Monday 11 May 2009

The Private Life Of Mr X

You can’t always wait for stories to come to you. Sometimes you have to coax them along. There are a number of different ways of doing this, some very deliberate and methodical requiring patience and attention to detail, others quite spontaneous involving surrender to processes one does not completely understand.

One of my favourite techniques is what I call narrative collision - allowing two completely separate stories, or fragments of stories, to come together in my head. I think of it, rather grandiosely, as being like when sub-atomic particles in a Hadron collider smash into one another and produce new particles that behave in totally unexpected ways.

It makes you shake the kaleidoscope and look at everything with fresh eyes. Suddenly you realise that Mr X from the first narrative has been Mr Y from the second all along and that explains why he has been behaving so mysteriously.

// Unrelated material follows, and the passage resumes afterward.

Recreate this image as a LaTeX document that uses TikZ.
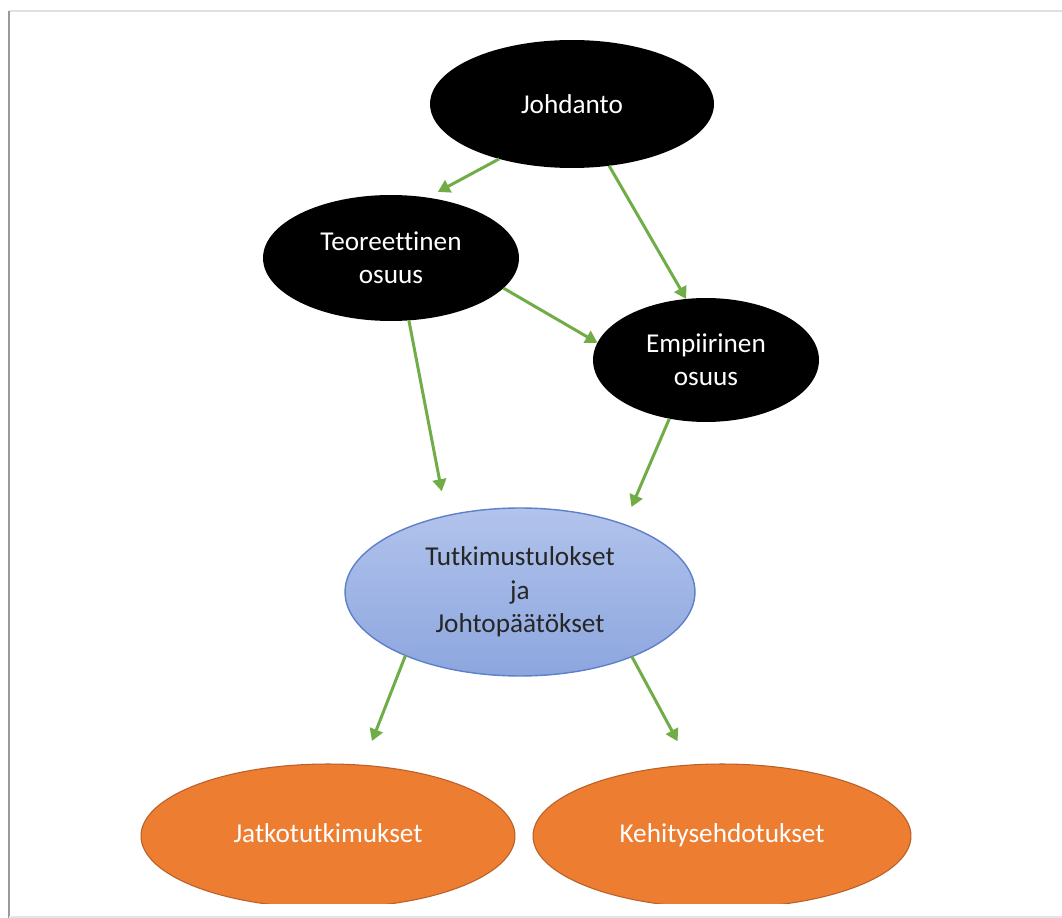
\documentclass[tikz,border=0pt]{standalone}
\usepackage{fontspec}
\setmainfont{Carlito}[Ligatures=NoCommon]
\usepackage{xcolor}
\usetikzlibrary{shapes,arrows.meta,positioning}

\definecolor{arrgreen}{HTML}{70AD47}
\definecolor{resorange}{HTML}{ED7D31}
\definecolor{resorangeline}{HTML}{B9602A}
\definecolor{bluetop}{HTML}{B2C3EC}
\definecolor{bluebot}{HTML}{8CA6DE}
\definecolor{blueline}{HTML}{5E80C8}

\tikzset{
    blacknode/.style={ellipse, fill=black, text=white, inner sep=0pt, outer sep=0pt, align=center,
        font=\fontsize{15.5}{19}\selectfont},
    bluenode/.style={ellipse, top color=bluetop, bottom color=bluebot, draw=blueline, line width=0.8pt,
        text=black!85, inner sep=0pt, outer sep=0pt, align=center, font=\fontsize{15.5}{19}\selectfont},
    orangenode/.style={ellipse, fill=resorange, draw=resorangeline, line width=0.6pt, text=white,
        inner sep=0pt, outer sep=0pt, text height=2.2ex, text depth=0.6ex, font=\fontsize{15.5}{19}\selectfont},
    arr/.style={draw=arrgreen, line width=1.7pt, -{Triangle[length=0.24cm,width=0.27cm]}}
}

\begin{document}
\begin{tikzpicture}[x=0.02cm, y=-0.02cm]
    \useasboundingbox (0,0) rectangle (1062,918);
    \fill[white] (0,0) rectangle (1062,918);

    % page edge
    \draw[black!12, line width=0.8pt] (9,11) -- (1062,11);
    \draw[black!40, line width=1.6pt] (9,11) -- (9,918);
    \draw[black!10, line width=0.8pt] (9,917) -- (1062,917);

    % top part
    \node[blacknode, minimum width=5.68cm, minimum height=2.56cm] (johdanto) at (572,104) {Johdanto};
    \node[blacknode, minimum width=5.12cm, minimum height=2.52cm] (teoria) at (391,258) {Teoreettinen\\osuus};
    \node[blacknode, minimum width=4.52cm, minimum height=2.48cm] (empiria) at (706,360) {Empiirinen\\osuus};

    % results
    \node[bluenode, minimum width=7.0cm, minimum height=3.36cm] (tulokset) at (520,592)
        {Tutkimustulokset\\ja\\Johtopäätökset};

    % bottom part (cut by the page end)
    \begin{scope}
        \clip (0,0) rectangle (1062,903);
        \node[orangenode, minimum width=7.48cm, minimum height=2.88cm] (jatko) at (328,836) {Jatkotutkimukset};
        \node[orangenode, minimum width=7.56cm, minimum height=2.88cm] (kehitys) at (722,836) {Kehitysehdotukset};
    \end{scope}

    % arrows
    \draw[arr, shorten >=0.24cm] (johdanto.217) -- (teoria.59);
    \draw[arr] (johdanto.301) -- (empiria.108);
    \draw[arr] (teoria.345) -- (empiria.171);
    \draw[arr, shorten >=0.5cm] (teoria.286) -- (tulokset.134);
    \draw[arr, shorten >=0.38cm] (empiria.238) -- (tulokset.33);
    \draw[arr, shorten >=0.52cm] (tulokset.209) -- (jatko.64);
    \draw[arr, shorten >=0.54cm] (tulokset.330) -- (kehitys.114);
\end{tikzpicture}
\end{document}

Of course it has to be tempered with the mundane process of asking yourself straightforward questions about the story such as, ‘In that case why on earth didn’t he just got to the police/call an ambulance/use his mobile phone etc.?’ You mustn’t get so carried away with the excitement of discovering Mr X’s alter ego that you start bending the plot into ridiculous shapes.

No, what you have to do is keep very quiet and observe. But make the characters think you’re not watching. After a while they’ll forget all about you. They won’t even notice when you follow them off stage, watch them take off their costumes and leave the theatre. That’s when you find out what they’re really up to. That’s when the story really begins.